Market Enthusiasm Persists Despite Limited Financial Results
The absence of concrete financial outcomes has done little to dampen investor enthusiasm. Stocks associated with the AI theme have gained 17% this year, following a substantial 32% increase in 2024, according to Goldman’s research. The broader market valuations have similarly climbed, with the S&P 500 now trading at one of its highest historical price levels.
However, Goldman’s analysts note that current market valuations still remain below the extremes witnessed during both the late-1990s dot-com bubble and the 2021 technology surge.
Goldman’s Four-Phase AI Investment Framework
Goldman Sachs has developed a four-phase framework to contextualize the AI market evolution:
Phase 1: Centered primarily on Nvidia, whose specialized chips power numerous AI systems and models.
Phase 2: The current market phase, dominated by major cloud infrastructure providers including Amazon, Microsoft, Google, Meta, and Oracle.
These technology giants are projected to allocate a combined $368 billion to capital projects in 2025, representing a dramatic increase from $239 billion in 2024 and $154 billion in 2023. This substantial investment wave has benefited semiconductor manufacturers, power suppliers, and companies building fundamental AI infrastructure.
Phase 3: The anticipated next stage where software companies would demonstrate AI-driven revenue improvements by integrating the technology into their products. Many investors remain cautious, concerned that AI tools might compress pricing or lower barriers to entry for competitors. Consequently, many are awaiting definitive earnings evidence before increasing their positions.
“For AI-native companies to take share from SaaS companies, the AI product has to be meaningfully better and meaningfully cheaper than the incumbent, and SaaS companies continue to progress with their own AI-enabled products,” Goldman’s analysts wrote.

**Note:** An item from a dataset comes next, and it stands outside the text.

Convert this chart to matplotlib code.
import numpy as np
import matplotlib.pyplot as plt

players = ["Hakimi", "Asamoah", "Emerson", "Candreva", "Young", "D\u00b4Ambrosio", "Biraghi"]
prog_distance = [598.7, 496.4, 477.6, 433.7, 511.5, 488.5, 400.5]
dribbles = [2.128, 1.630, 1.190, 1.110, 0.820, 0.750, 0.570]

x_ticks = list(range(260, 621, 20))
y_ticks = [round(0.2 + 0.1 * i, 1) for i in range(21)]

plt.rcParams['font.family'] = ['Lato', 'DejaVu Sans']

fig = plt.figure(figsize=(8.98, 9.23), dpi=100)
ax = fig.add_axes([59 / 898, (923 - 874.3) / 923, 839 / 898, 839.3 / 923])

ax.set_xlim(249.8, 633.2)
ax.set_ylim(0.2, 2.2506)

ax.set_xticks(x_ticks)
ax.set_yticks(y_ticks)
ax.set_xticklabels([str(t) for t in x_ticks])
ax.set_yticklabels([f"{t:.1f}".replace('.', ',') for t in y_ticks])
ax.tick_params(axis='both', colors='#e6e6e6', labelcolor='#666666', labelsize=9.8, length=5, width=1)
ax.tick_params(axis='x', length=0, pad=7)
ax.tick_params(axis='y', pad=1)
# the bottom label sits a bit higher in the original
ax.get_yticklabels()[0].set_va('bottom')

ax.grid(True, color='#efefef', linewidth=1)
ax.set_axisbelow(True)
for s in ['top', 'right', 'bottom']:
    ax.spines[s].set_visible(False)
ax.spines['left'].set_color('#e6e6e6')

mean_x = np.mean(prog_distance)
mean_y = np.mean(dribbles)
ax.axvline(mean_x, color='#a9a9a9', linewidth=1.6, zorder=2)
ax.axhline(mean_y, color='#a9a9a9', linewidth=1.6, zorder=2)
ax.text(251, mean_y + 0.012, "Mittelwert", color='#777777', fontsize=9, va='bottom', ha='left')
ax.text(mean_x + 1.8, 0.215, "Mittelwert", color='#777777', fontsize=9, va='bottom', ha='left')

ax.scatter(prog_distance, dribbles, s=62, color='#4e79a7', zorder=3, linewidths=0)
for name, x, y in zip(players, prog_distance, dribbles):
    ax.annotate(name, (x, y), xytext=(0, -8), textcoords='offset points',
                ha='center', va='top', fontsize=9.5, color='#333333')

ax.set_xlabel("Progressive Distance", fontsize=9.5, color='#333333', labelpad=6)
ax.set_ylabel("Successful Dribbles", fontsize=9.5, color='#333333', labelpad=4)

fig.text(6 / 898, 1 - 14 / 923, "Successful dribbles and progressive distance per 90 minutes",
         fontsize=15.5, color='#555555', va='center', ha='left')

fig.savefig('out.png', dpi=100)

Phase 4: The broader productivity enhancement long promised by AI technology. Currently, the United States remains in early adoption stages, with larger companies and firms in information technology and financial sectors leading implementation.
Risk Assessment and Market Concentration
Goldman cautioned that expectations could outpace actual results. If AI investment were to revert to 2022 levels, the bank estimates that 2026 sales forecasts would decrease by approximately $1 trillion, potentially causing the S&P 500 to lose 15% to 20% of its value.

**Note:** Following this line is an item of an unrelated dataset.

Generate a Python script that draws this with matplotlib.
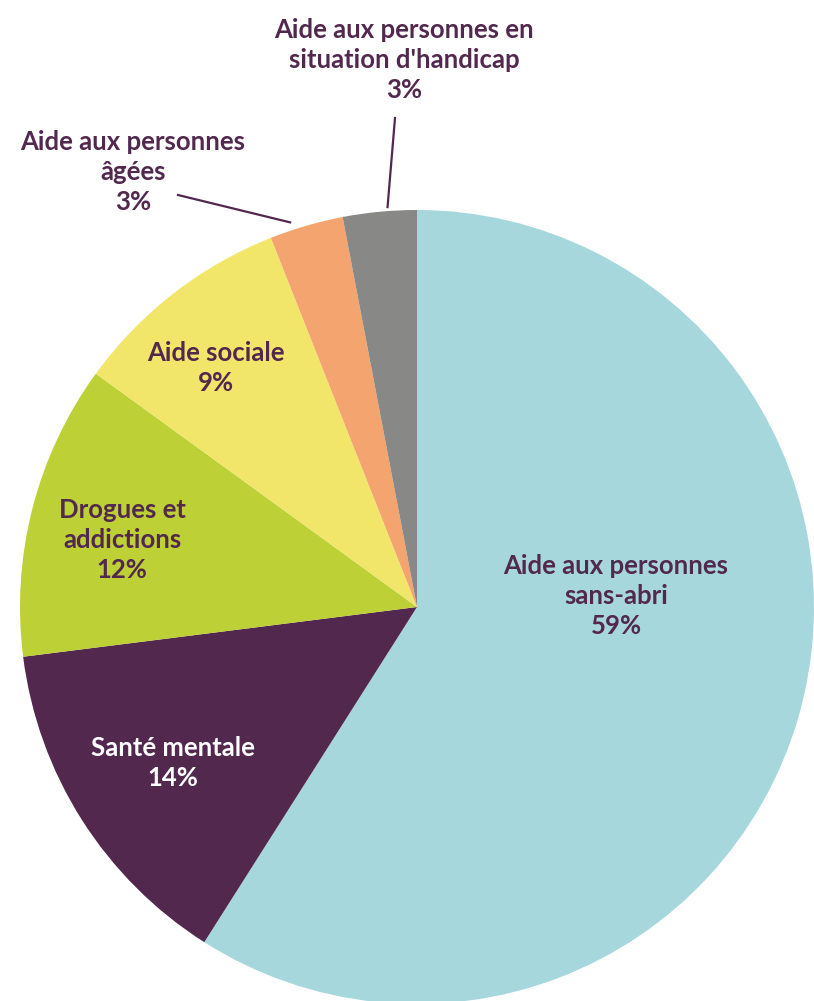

The United States continues investing billions while drawing heavily on energy resources in a technological competition with China for AI leadership. With AI dominating headlines and investor interest remaining high, questions arise about similarities between today’s market dynamics and the dot-com bubble.
AI Valuation Surge Mirrors 1990s Tech Boom
Several parallels exist between current AI enthusiasm and the late 1990s internet boom. During that era, numerous internet companies achieved astronomical valuations based primarily on conceptual business plans and basic web presence. Similarly, AI is now portrayed as a transformative technology across healthcare, finance, and entertainment sectors.
Palantir exemplifies this phenomenon, with its price-to-earnings ratio recently reaching an extraordinary 522.
Market concentration presents another historical parallel. In 1999, companies like Cisco, Intel, Sun Microsystems, and AOL led the market. Today, the “Magnificent 7” - Apple, Alphabet, Amazon, Meta, Microsoft, Tesla, and Nvidia - comprise over 30% of the S&P 500. This concentration increases risk in what should be a diversified index, as underperformance among a few key companies can significantly impact overall returns.
The combined market value of the top 10 companies now represents nearly 40% of the entire S&P 500 index, highlighting the remarkable concentration of market capitalization among leading technology firms.